The "Ancestral State of Proteins" project is dedicated to studying the evolutionary processes of protein metamorphism through phylogenetics. By analyzing the evolutionary lineage of proteins, this project aims to uncover how proteins have transformed and adapted through various evolutionary stages.
The primary objective of this study is to understand the mechanisms behind protein evolution. By reconstructing the ancestral state of proteins, we can gain insights into the structural and functional adaptations that have occurred over millennia, helping to predict protein functions and interactions in a phylogenetic context.
This project utilizes a suite of bioinformatics tools to perform sequence alignments, construct phylogenetic trees, and analyze evolutionary relationships:
- MAFFT: A multiple sequence alignment program which is critical for aligning sequences in preparation for phylogenetic analysis.
- HMMER: Utilized to handle and analyze sequence data using profile hidden Markov models, aiding in the identification and alignment of protein families.
- IQ-TREE: A fast and effective stochastic algorithm to infer phylogenetic trees by maximum likelihood, providing insights into protein evolutionary pathways.
- MEGA: An integrated tool for conducting statistical analysis of molecular evolution and constructing phylogenetic trees with a user-friendly interface.
- ITOL: An online tool for the visualization, annotation, and management of phylogenetic trees, allowing for detailed graphical representations of evolutionary data.
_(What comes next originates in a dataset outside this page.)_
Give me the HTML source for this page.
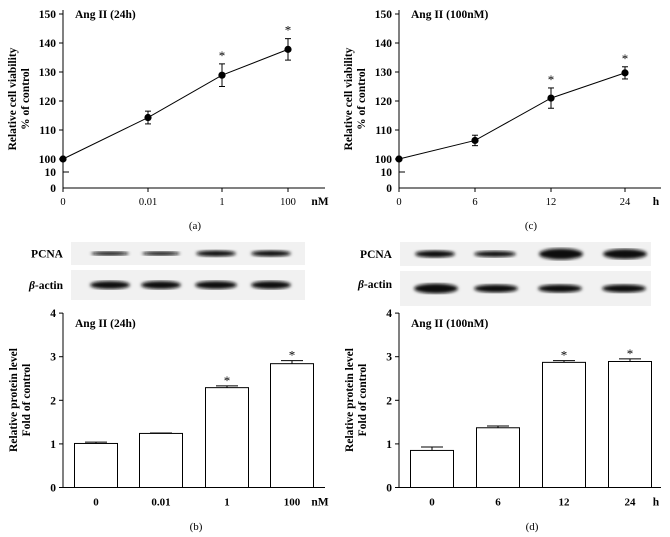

- BELVU: A versatile tool for viewing and manipulating multiple sequence alignments. It supports various alignment formats and provides functionalities such as alignment editing, filtering, and visualization of conservation patterns.
To run the analyses, you will need to install various Python libraries and tools used in this project. All dependencies are listed in the requirements.txt
file. To install these dependencies, please run the following command in your terminal:
pip3 install -r requirements.txt
The first step involves preparing the data by loading configurations, input files, and executing functions to rename and process columns accordingly. This includes extracting amino acid sequences from PDB files based on identifiers provided in the input data. This step ensures the data is in the proper format for further analysis.
Once we have the sequence of interest, we have to execute another script to find homologous sequences that allow us to do an MSA with MAFFT. However, the MSA was done in the official site of MAFFT due to the facilities that provided the website
After doing the MSA of our homologous sequences and deleted the redundant sequences using belvu. It is necessary the creation of a new script to eliminate the residues from the index before searching them in the proper database The aim of this is to extract the organism whose sequence belong to.
The new script, takes the result of step 3 to generate one new plaint text with the ID of each protein, in which using UniProt, we are able to find correctly the organism.
Finally, we correct the index of each protein, in which appears the entry ID and the organism, to visualize each protein properly later when we upload the treefile in ITOL.
Finally after executing IQ-Tree externally, we obtained a state file that contain the ancestors of each node (From the phylogenetic tree). For obtain the sequences of aminoacids, we need to run this script. The result is a fasta file, crucial to evaluate the changes of the residues using MEGA.